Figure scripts
+ + + + +
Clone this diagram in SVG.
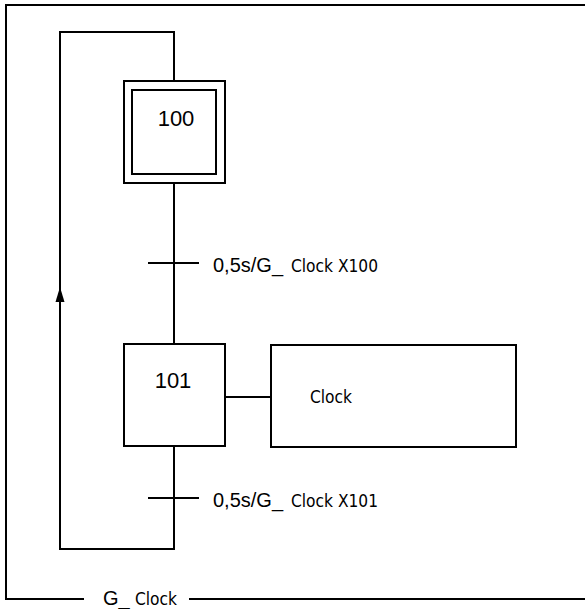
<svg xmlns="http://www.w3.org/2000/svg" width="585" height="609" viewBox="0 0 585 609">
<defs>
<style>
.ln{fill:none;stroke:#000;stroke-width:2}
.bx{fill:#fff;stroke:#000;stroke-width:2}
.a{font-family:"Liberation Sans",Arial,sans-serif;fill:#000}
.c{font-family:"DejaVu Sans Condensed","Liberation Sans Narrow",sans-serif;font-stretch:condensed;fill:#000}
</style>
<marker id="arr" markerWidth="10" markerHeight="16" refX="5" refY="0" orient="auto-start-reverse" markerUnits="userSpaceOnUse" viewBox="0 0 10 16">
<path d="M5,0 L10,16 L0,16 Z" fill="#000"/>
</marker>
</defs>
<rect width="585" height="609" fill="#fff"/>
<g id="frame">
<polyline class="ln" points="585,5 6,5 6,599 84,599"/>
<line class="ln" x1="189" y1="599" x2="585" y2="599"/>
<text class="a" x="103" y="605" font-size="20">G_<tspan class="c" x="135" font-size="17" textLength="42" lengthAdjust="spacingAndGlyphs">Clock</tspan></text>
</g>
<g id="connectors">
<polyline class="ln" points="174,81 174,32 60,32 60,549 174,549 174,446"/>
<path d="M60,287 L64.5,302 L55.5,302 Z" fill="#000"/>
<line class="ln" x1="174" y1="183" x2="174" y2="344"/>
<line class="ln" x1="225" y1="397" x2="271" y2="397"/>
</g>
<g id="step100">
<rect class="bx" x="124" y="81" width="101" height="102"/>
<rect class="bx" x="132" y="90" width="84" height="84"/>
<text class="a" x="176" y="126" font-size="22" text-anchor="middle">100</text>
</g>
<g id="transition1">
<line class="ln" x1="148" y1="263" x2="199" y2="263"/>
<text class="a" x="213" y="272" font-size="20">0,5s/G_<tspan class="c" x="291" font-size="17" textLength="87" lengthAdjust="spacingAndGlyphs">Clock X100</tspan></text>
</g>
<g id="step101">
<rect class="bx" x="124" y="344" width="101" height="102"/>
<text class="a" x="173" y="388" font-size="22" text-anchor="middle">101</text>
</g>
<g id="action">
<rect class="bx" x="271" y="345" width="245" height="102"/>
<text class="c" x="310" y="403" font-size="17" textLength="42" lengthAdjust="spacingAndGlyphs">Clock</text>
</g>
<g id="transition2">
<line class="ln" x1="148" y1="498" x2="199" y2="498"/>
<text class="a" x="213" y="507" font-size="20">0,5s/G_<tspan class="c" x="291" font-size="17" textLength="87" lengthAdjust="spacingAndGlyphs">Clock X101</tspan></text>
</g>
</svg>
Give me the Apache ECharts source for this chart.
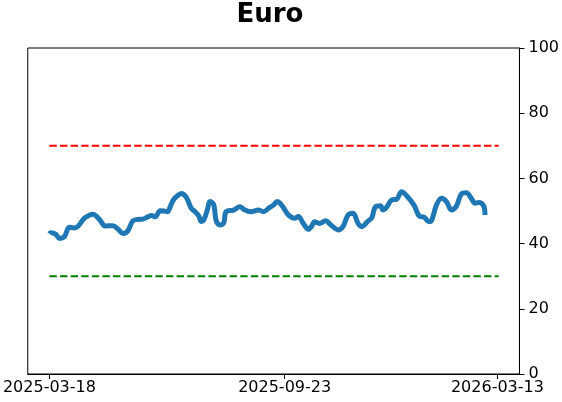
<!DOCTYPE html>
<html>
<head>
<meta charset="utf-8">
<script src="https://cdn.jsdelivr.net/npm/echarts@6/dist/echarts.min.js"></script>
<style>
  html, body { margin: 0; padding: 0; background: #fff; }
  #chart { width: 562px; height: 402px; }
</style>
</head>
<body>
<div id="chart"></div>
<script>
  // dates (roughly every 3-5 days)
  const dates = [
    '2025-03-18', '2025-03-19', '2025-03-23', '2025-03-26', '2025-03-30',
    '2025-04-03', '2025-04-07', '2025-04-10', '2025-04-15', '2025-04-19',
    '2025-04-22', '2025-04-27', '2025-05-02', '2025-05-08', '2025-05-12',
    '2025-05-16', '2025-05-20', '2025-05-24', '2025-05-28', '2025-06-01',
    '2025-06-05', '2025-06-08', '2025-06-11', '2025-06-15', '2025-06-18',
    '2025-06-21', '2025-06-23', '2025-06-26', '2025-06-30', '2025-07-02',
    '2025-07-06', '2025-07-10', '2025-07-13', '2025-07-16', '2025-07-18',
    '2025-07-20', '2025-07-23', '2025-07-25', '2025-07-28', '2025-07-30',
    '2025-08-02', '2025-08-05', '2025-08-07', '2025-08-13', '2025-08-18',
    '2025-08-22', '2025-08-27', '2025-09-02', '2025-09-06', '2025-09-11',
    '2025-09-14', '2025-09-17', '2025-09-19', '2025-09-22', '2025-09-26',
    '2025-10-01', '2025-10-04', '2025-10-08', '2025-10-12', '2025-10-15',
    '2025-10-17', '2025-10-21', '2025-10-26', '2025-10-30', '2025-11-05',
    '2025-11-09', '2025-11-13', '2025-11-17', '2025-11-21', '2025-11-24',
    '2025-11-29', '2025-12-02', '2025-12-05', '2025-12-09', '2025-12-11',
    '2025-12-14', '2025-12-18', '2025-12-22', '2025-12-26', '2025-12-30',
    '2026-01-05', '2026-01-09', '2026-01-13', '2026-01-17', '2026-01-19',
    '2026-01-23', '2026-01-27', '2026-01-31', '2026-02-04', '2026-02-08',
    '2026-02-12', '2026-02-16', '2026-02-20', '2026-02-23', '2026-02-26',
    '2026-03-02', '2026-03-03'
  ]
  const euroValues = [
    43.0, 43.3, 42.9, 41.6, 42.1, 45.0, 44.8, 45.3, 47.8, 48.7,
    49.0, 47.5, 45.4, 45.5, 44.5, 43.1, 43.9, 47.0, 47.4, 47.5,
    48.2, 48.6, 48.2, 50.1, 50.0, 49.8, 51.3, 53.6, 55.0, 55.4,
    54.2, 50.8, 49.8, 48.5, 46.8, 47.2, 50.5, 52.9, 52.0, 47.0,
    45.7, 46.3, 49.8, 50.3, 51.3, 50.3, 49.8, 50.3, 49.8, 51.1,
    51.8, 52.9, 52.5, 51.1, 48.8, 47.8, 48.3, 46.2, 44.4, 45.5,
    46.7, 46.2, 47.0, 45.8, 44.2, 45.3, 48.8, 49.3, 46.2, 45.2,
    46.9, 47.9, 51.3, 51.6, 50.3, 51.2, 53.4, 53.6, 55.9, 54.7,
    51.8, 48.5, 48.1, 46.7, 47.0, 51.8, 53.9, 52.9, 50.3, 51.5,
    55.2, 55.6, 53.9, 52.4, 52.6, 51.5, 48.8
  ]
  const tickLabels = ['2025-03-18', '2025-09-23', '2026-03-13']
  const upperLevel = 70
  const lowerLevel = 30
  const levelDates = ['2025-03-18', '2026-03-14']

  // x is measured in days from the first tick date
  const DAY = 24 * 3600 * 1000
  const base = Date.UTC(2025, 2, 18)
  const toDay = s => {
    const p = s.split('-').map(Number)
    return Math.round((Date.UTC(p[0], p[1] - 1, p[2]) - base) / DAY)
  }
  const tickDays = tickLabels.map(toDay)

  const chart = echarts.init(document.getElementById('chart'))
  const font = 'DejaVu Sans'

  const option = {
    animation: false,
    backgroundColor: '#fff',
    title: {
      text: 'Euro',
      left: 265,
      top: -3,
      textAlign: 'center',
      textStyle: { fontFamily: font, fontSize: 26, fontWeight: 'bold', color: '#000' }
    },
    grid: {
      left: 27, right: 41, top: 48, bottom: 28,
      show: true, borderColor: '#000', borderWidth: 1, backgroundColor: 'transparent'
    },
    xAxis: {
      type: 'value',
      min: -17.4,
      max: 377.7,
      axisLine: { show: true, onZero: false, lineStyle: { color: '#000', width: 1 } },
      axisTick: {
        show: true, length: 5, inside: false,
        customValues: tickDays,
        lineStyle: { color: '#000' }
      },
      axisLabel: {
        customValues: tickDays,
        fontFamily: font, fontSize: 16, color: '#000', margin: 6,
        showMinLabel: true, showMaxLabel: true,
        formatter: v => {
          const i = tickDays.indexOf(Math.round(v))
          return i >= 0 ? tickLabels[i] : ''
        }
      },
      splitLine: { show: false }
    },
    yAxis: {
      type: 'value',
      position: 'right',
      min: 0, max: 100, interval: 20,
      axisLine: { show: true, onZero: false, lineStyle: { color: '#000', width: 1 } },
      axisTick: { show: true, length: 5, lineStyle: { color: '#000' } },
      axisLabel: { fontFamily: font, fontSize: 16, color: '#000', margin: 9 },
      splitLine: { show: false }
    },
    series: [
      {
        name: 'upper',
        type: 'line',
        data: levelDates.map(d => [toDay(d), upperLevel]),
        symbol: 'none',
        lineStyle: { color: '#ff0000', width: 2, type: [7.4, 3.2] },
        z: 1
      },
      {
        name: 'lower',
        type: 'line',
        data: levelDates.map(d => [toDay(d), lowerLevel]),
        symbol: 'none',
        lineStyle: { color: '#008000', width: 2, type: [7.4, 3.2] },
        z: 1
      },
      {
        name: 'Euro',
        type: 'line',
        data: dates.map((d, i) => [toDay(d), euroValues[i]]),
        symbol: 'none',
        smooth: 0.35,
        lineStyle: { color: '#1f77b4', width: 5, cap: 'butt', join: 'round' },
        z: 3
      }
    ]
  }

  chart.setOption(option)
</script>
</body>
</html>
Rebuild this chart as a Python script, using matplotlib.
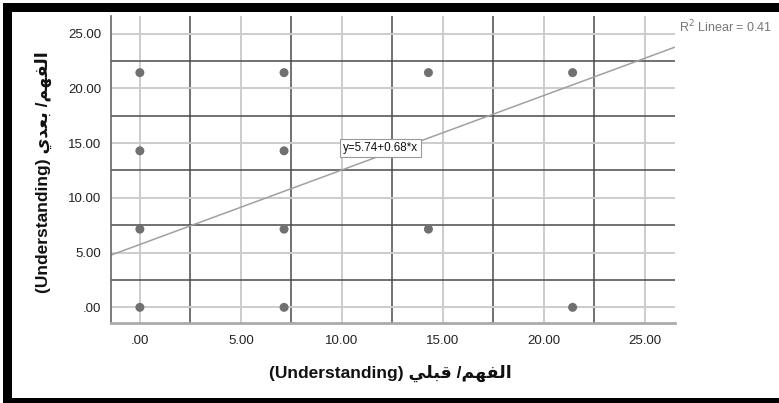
+ + + + +
▶ _Challenge_: Pick out and copy the lines of the entries that hold the string "this".

▶ _Exercise solution_:
Clone this diagram in SVG.
Give me the Apache ECharts source for this chart.
Rebuild this chart as a Python script, using matplotlib.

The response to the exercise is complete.